SET EXERCISE –
Repeat the material below word for word and leave out all pictures.

====== SOURCE DATA

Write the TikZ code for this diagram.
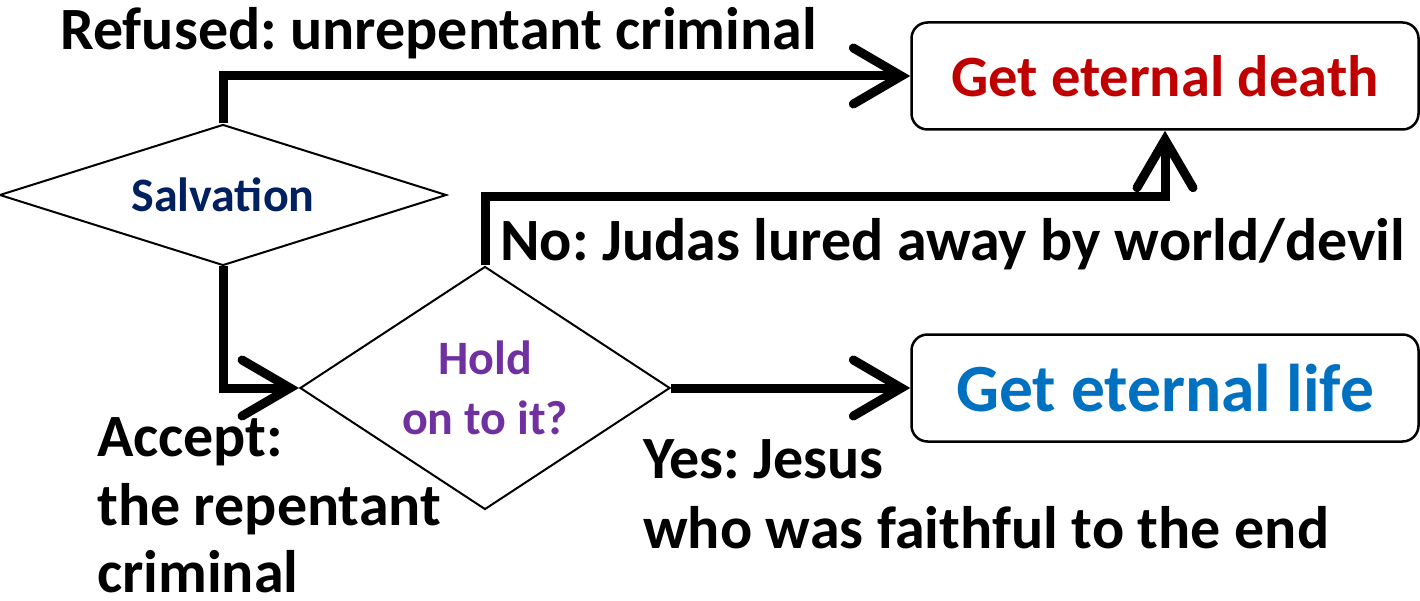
\documentclass[tikz,border=0pt]{standalone}
\usepackage{fontspec}
\setmainfont{Carlito}
\usetikzlibrary{shapes.geometric,arrows.meta}
\definecolor{navy}{HTML}{002060}
\definecolor{purp}{HTML}{7030A0}
\definecolor{dred}{HTML}{C00000}
\definecolor{lblue}{HTML}{0070C0}
\frenchspacing
\begin{document}
\begin{tikzpicture}[x=1pt,y=-1pt,
 lbl/.style={anchor=base west, inner sep=0pt, font=\fontsize{60}{68}\selectfont\bfseries},
 dia/.style={diamond, draw, line width=2pt, inner sep=0pt, font=\fontsize{48}{60}\selectfont\bfseries, align=center},
 outbox/.style={draw, line width=2.5pt, rounded corners=16pt, minimum width=507pt, minimum height=107pt, inner sep=0pt},
 conn/.style={line width=9pt, -{Straight Barb[length=48pt,width=56pt,line cap=round]}}
]
\useasboundingbox (0,0) rectangle (1420,601);
\node[dia, minimum width=447pt, minimum height=141pt, aspect=3.17, text=navy] (sal) at (223,195) {Salvation};
\node[dia, minimum width=370pt, minimum height=243pt, aspect=1.52, text=purp] (hold) at (485,388) {Hold\\on to it?};
\node[outbox, text=dred, font=\fontsize{58.5}{68}\selectfont\bfseries] (death) at (1165,76) {Get eternal death};
\node[outbox, text=lblue, font=\fontsize{67.5}{78}\selectfont\bfseries] (life) at (1165,388) {Get eternal life};

\draw[conn] (sal.north) |- (death.west);
\draw[conn] (sal.south) |- (hold.west);
\draw[conn] (hold.north) -- ++(0,-69) -| (death.south);
\draw[conn] (hold.east) -- (life.west);

\node[lbl] (l1) at (60,50) {Refused: unrepentant criminal};
\node[lbl] (l2) at (500,261) {No: Judas lured away by world/devil};
\node[lbl] (l3) at (97,456) {Accept:};
\node[lbl] (l4) at (97,525) {the repentant};
\node[lbl] (l5) at (97,592) {criminal};
\node[lbl] (l6) at (643,478) {Yes: Jesus};
\node[lbl] (l7) at (643,548) {who was faithful to the end};
\end{tikzpicture}
\end{document}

============

EXERCISE RESULT –
Write the TikZ code for this diagram.
\documentclass[tikz,border=0pt]{standalone}
\usepackage{fontspec}
\setmainfont{Carlito}
\usetikzlibrary{shapes.geometric,arrows.meta}
\definecolor{navy}{HTML}{002060}
\definecolor{purp}{HTML}{7030A0}
\definecolor{dred}{HTML}{C00000}
\definecolor{lblue}{HTML}{0070C0}
\frenchspacing
\begin{document}
\begin{tikzpicture}[x=1pt,y=-1pt,
 lbl/.style={anchor=base west, inner sep=0pt, font=\fontsize{60}{68}\selectfont\bfseries},
 dia/.style={diamond, draw, line width=2pt, inner sep=0pt, font=\fontsize{48}{60}\selectfont\bfseries, align=center},
 outbox/.style={draw, line width=2.5pt, rounded corners=16pt, minimum width=507pt, minimum height=107pt, inner sep=0pt},
 conn/.style={line width=9pt, -{Straight Barb[length=48pt,width=56pt,line cap=round]}}
]
\useasboundingbox (0,0) rectangle (1420,601);
\node[dia, minimum width=447pt, minimum height=141pt, aspect=3.17, text=navy] (sal) at (223,195) {Salvation};
\node[dia, minimum width=370pt, minimum height=243pt, aspect=1.52, text=purp] (hold) at (485,388) {Hold\\on to it?};
\node[outbox, text=dred, font=\fontsize{58.5}{68}\selectfont\bfseries] (death) at (1165,76) {Get eternal death};
\node[outbox, text=lblue, font=\fontsize{67.5}{78}\selectfont\bfseries] (life) at (1165,388) {Get eternal life};

\draw[conn] (sal.north) |- (death.west);
\draw[conn] (sal.south) |- (hold.west);
\draw[conn] (hold.north) -- ++(0,-69) -| (death.south);
\draw[conn] (hold.east) -- (life.west);

\node[lbl] (l1) at (60,50) {Refused: unrepentant criminal};
\node[lbl] (l2) at (500,261) {No: Judas lured away by world/devil};
\node[lbl] (l3) at (97,456) {Accept:};
\node[lbl] (l4) at (97,525) {the repentant};
\node[lbl] (l5) at (97,592) {criminal};
\node[lbl] (l6) at (643,478) {Yes: Jesus};
\node[lbl] (l7) at (643,548) {who was faithful to the end};
\end{tikzpicture}
\end{document}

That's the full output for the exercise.